I do miss print copies of newsletters from financial firms and the columns that Jonathan wrote for the Sunday paper. The personal vignettes featured in the T-CREF newsletters of old, most of which boiled down to investors staying the course, helped solidify my financial common sense. We are lucky to have this site that help do that for today’s readers.

Arnold Hold
2 years ago

Nice post, and never really felt comfortable this guy was on the level as nothing ever seemed to corroborate his claims. Point is, especially when it comes to financial claims, check it out. Hill figured the public would never find out who he really was.

William Ehart
2 years ago

Excellent post. Here’s the old secret to getting rich: Post an add promising to tell people how to get rich if they send $10. When they send the money, you answer that the secret to getting rich is to place an ad and charge everyone $10 …

Will
2 years ago

and consider the Hedge Fund Manager… I am not in a hedge fund, but it seems the Manager makes the big bucks and is in line ahead of everyone else. “I would wager that only a tiny fraction of the (Hedge Fund Investors) ever became truly rich.”

Newsboy
2 years ago

Ouch – this was a pretty dark read. Admittedly, the historical background on Mr. Hill’s early business “missteps” prior becoming an author were interesting. With that said, I have an inkling from the post that John is not a fan of Mr. Hill’s work.

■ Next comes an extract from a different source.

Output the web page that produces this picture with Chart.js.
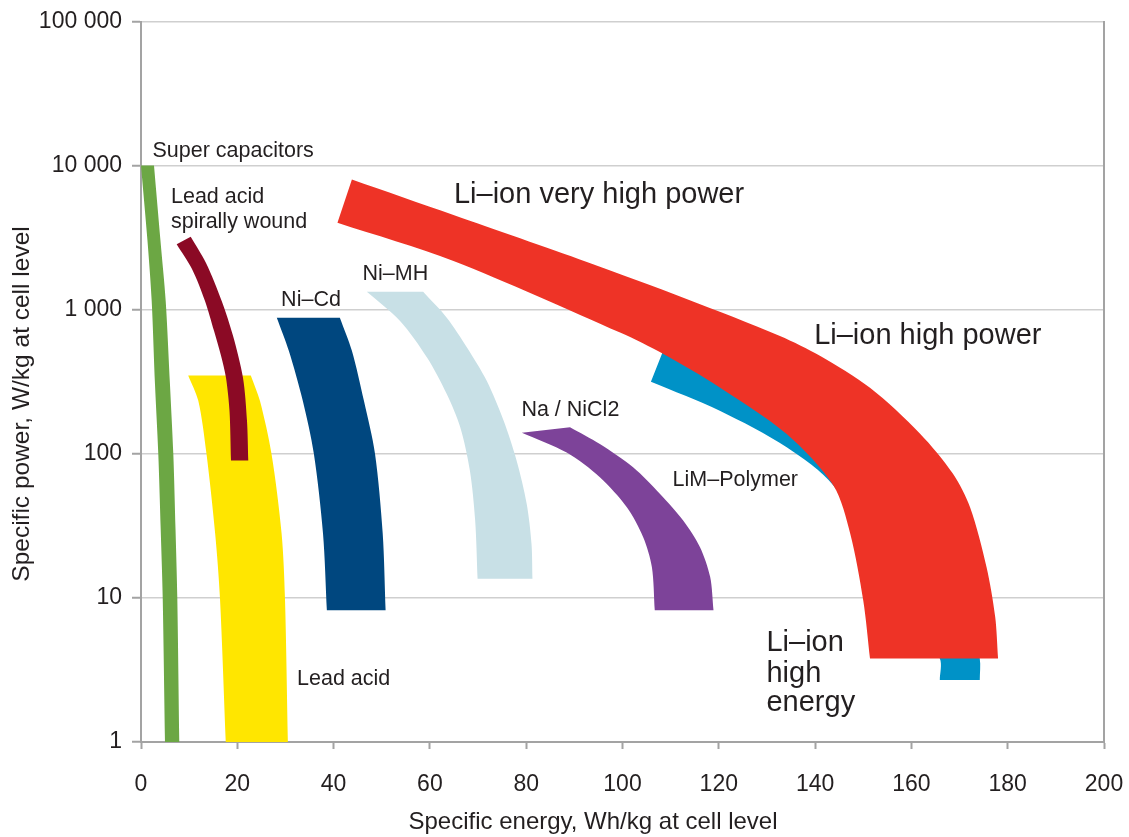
<!DOCTYPE html>
<html>
<head>
<meta charset="utf-8">
<script src="https://cdn.jsdelivr.net/npm/chart.js@4/dist/chart.umd.min.js"></script>
<style>
  html, body { margin: 0; padding: 0; background: #ffffff; }
  canvas { display: block; }
</style>
</head>
<body>
<canvas id="ragone" width="1129" height="837"></canvas>
<script>
// ---------- DATA (specific energy Wh/kg, specific power W/kg) ----------
const xTickValues = [0, 20, 40, 60, 80, 100, 120, 140, 160, 180, 200];
const yTickValues = [1, 10, 100, 1000, 10000, 100000];

// Each band: outer (high-energy) edge and inner (low-energy) edge, both from top end to bottom end
const superCapOuter = [[2.7, 10000], [4.05, 3000], [5.13, 1150], [6.02, 301], [6.71, 100], [7.17, 30], [7.54, 10], [7.95, 1]];
const superCapInner = [[0, 10000], [1.35, 3000], [2.22, 1150], [2.91, 301], [3.59, 100], [4.09, 30], [4.51, 10], [4.98, 1]];

const spiralOuter = [[10.32, 3208], [13.5, 2109], [16.76, 1150], [19.11, 659], [21.18, 337], [22.01, 170], [22.28, 90]];
const spiralInner = [[7.41, 2850], [10.59, 1918], [13.29, 1150], [15.16, 713], [16.62, 479], [17.65, 337], [18.38, 199], [18.69, 90]];

const leadAcidOuter = [[22.8, 350], [24.7, 233], [27.1, 100], [29.2, 28], [29.9, 10], [30.5, 1]];
const leadAcidInner = [[9.8, 350], [11.9, 233], [13.6, 100], [15.4, 28], [16.4, 10], [17.6, 1]];

const niCdOuter = [[41.3, 880], [43.8, 518], [46.3, 233], [48.6, 100], [50.2, 28], [50.8, 8.2]];
const niCdInner = [[28.2, 880], [30.7, 518], [33.6, 233], [35.9, 100], [37.8, 28], [38.6, 8.2]];

const niMHOuter = [[58.6, 1330], [63.5, 881], [67.7, 547], [71.8, 321], [75.3, 170], [78.0, 90], [80.1, 45], [81.1, 23.8], [81.3, 13.6]];
const niMHInner = [[46.9, 1330], [53.8, 836], [59.4, 466], [63.5, 260], [66.3, 153], [68.3, 76.5], [69.4, 34.5], [69.9, 13.6]];

const naNiCl2Outer = [[89.1, 153], [95.3, 117], [102.2, 80.7], [107.8, 52.7], [112.6, 34.5], [116.1, 22.5], [118.2, 14.0], [118.9, 8.2]];
const naNiCl2Inner = [[79.1, 140], [88.4, 102], [95.3, 68.8], [100.9, 42.6], [104.3, 26.4], [106.1, 16.4], [106.7, 8.2]];

const limPolymerOuter = [[108.3, 505], [128.6, 348], [147.2, 199], [161.8, 76.5], [170.1, 18.2], [174.2, 3.8], [174.2, 2.69]];
const limPolymerInner = [[105.9, 316], [120.2, 199], [134.1, 111], [143.8, 60.2], [157.6, 11.3], [165.9, 3.8], [165.9, 2.69]];

const liIonOuter = [[43.8, 8000], [64.9, 4535], [92.6, 2143], [113.3, 1188], [132.7, 658], [141.0, 479], [151.4, 287], [161.8, 138],
                    [168.6, 73], [172.2, 42.4], [175.6, 16.4], [177.4, 7.4], [178.0, 3.8]];
const liIonInner = [[40.8, 4010], [64.9, 2180], [99.5, 694], [108.5, 492], [120.2, 289], [134.1, 137], [143.8, 60.2],
                    [147.3, 27.9], [150.0, 9.6], [151.4, 3.8]];

// ---------- STYLE / LAYOUT ----------
const FONT = '"Liberation Sans", Arial, Helvetica, sans-serif';
const TEXT = '#231F20';
const AXIS = '#A3A3A3';
const GRID = '#CFCFCF';

// closed outline: outer edge down, flat bottom cap, inner edge up, flat top cap (closing segment)
function outline(outer, inner) {
  const o = outer[outer.length - 1], i = inner[inner.length - 1];
  return [...outer, o, i, ...inner.slice().reverse()];
}

const bands = [
  { name: 'Li-ion', outer: liIonOuter, inner: liIonInner, color: '#EE3326' },
  { name: 'Lead acid spirally wound', outer: spiralOuter, inner: spiralInner, color: '#8B0A25' },
  { name: 'LiM-Polymer', outer: limPolymerOuter, inner: limPolymerInner, color: '#0092C7' },
  { name: 'Lead acid', outer: leadAcidOuter, inner: leadAcidInner, color: '#FFE600' },
  { name: 'Super capacitors', outer: superCapOuter, inner: superCapInner, color: '#6CA744' },
  { name: 'Ni-Cd', outer: niCdOuter, inner: niCdInner, color: '#00477F' },
  { name: 'Ni-MH', outer: niMHOuter, inner: niMHInner, color: '#C8E0E6' },
  { name: 'Na / NiCl2', outer: naNiCl2Outer, inner: naNiCl2Inner, color: '#7D4399' }
];

// Band labels placed in data coordinates (left edge, baseline)
const bandLabels = [
  { text: 'Super capacitors', energy: 2.39, power: 11430, size: 21.5 },
  { text: 'Lead acid', energy: 6.23, power: 5490, size: 21.5 },
  { text: 'spirally wound', energy: 6.23, power: 3684, size: 21.5 },
  { text: 'Ni–Cd', energy: 29.1, power: 1062, size: 21.5 },
  { text: 'Ni–MH', energy: 46.0, power: 1608, size: 21.5 },
  { text: 'Na / NiCl2', energy: 79.0, power: 184, size: 21.5 },
  { text: 'LiM–Polymer', energy: 110.4, power: 60.2, size: 21.5 },
  { text: 'Lead acid', energy: 32.4, power: 2.48, size: 21.5 },
  { text: 'Li–ion very high power', energy: 65.0, power: 5520, size: 29 },
  { text: 'Li–ion high power', energy: 139.8, power: 582, size: 29 },
  { text: 'Li–ion', energy: 129.9, power: 4.29, size: 29 },
  { text: 'high', energy: 129.9, power: 2.62, size: 29 },
  { text: 'energy', energy: 129.9, power: 1.65, size: 29 }
];

const xTitle = 'Specific energy, Wh/kg at cell level';
const yTitle = 'Specific power, W/kg at cell level';

const textPlugin = {
  id: 'ragoneText',
  afterDatasetsDraw(chart) {
    const { ctx } = chart;
    const xs = chart.scales.x, ys = chart.scales.y;
    ctx.save();
    ctx.fillStyle = TEXT;
    ctx.textAlign = 'left';
    ctx.textBaseline = 'alphabetic';
    for (const l of bandLabels) {
      ctx.font = l.size + 'px ' + FONT;
      ctx.fillText(l.text, xs.getPixelForValue(l.energy), ys.getPixelForValue(l.power));
    }
    ctx.textAlign = 'center';
    ctx.textBaseline = 'middle';
    ctx.font = '24px ' + FONT;
    ctx.fillText(xTitle, 593, 822);
    ctx.font = '24.5px ' + FONT;
    ctx.translate(22, 404);
    ctx.rotate(-Math.PI / 2);
    ctx.fillText(yTitle, 0, 0);
    ctx.restore();
  }
};

const fmt = v => String(v).replace(/\B(?=(\d{3})+(?!\d))/g, ' ');

new Chart(document.getElementById('ragone'), {
  type: 'scatter',
  data: {
    datasets: bands.map(b => ({
      label: b.name,
      data: outline(b.outer, b.inner).map(p => ({ x: p[0], y: p[1] })),
      showLine: true,
      fill: 'shape',
      backgroundColor: b.color,
      borderColor: 'rgba(0,0,0,0)',
      borderWidth: 0,
      pointRadius: 0,
      pointHoverRadius: 0,
      pointHitRadius: 0,
      tension: 0.3
    }))
  },
  options: {
    responsive: false,
    devicePixelRatio: 1,
    animation: false,
    events: [],
    layout: { padding: { top: 20, left: 0, right: 0, bottom: 0 } },
    plugins: { legend: { display: false }, tooltip: { enabled: false }, title: { display: false } },
    scales: {
      x: {
        type: 'linear', position: 'bottom', min: 0, max: 200,
        afterBuildTicks: s => { s.ticks = xTickValues.map(v => ({ value: v })); },
        afterFit: s => { s.height = 95; },
        ticks: { color: TEXT, font: { family: FONT, size: 23, lineHeight: 2.8 }, padding: 3, maxRotation: 0, autoSkip: false },
        grid: { drawOnChartArea: false, drawTicks: true, tickLength: 7, tickColor: AXIS, tickWidth: 2, color: AXIS },
        border: { color: AXIS, width: 2 }
      },
      y: {
        type: 'logarithmic', position: 'left', min: 1, max: 100000,
        afterBuildTicks: s => { s.ticks = yTickValues.map(v => ({ value: v })); },
        afterFit: s => { s.width = 141; },
        ticks: { color: TEXT, font: { family: FONT, size: 23, lineHeight: 1 }, padding: 10, autoSkip: false, callback: v => fmt(v) },
        grid: { color: GRID, lineWidth: 1.5, drawTicks: true, tickLength: 9, tickColor: AXIS, tickWidth: 2 },
        border: { color: AXIS, width: 2 }
      },
      yRight: {
        type: 'linear', axis: 'y', position: 'right', min: 0, max: 1,
        afterFit: s => { s.width = 25; },
        ticks: { display: false },
        grid: { display: false },
        border: { display: true, color: AXIS, width: 2 }
      }
    }
  },
  plugins: [textPlugin]
});
</script>
</body>
</html>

I’m comforted that he left untouched the works of the late (great) Earl Nightingale (and his “strangest secret” formula for success). A personal favorite, Earl is also high up there in “business book” rankings every year, Though he passed away in 1988. His audio recordings of “the Strangest Secret” and follow-up “Lead The Field” are both personal favorites, particularly when things seemed bleak early on in my professional journey. I give copies of both as gifts to my students when they graduate from HS.

Alas – to each his own. I don’t mind the historical scrutiny of authors to provide more context, but there’s a fine line between scrutiny and cynicism.

Last edited 2 years ago by Newsboy
steveark
2 years ago
Reply to  Newsboy

The coolest thing about Earl is that he was on the USS Arizona at Pearl Harbor when it exploded and sank. One of only a relative handful of survivors. He had a strong reason to believe positive thinking worked.

John Goodell
2 years ago
Reply to  Newsboy

I sincerely appreciate your comment. Honestly, I haven’t listened to or read Earl Nightingale, and therefore have no reason to doubt his intentions and some other well-known self help authors.

I first encountered my mistrust of the self-help genre in college when I took a class called positive thinking in modern religion and science.

What really concerned me was the insidious premise underlying much of these works: if you don’t improve your lot in life, it’s because you didn’t do the things I told you to do or you didn’t try hard enough. It’s a message you’ll find buried within many of these works. I think “insidious” is the right word because of the purported purpose of the genre and the desperate nature of some of those who seek help and are willing to pay vast sums in some cases for this help.

To sell books, videos, conferences etc., you have to have an out when people don’t get better, richer, happier etc. Many self help gurus therefore shift the burden back onto the consumer, which has the potential to cause extraordinarily negative results compounding the lack of confidence they had to seek this type of material in the first place.

Again, I’m not opposed to the power of positive thinking; I think it’s an extraordinary superpower. Moreover, I commend you for taking that approach with your students because of the numerous benefits of seeing the glass half full. It’s the repurposing of positive thinking into something else that I find objectionable in some cases.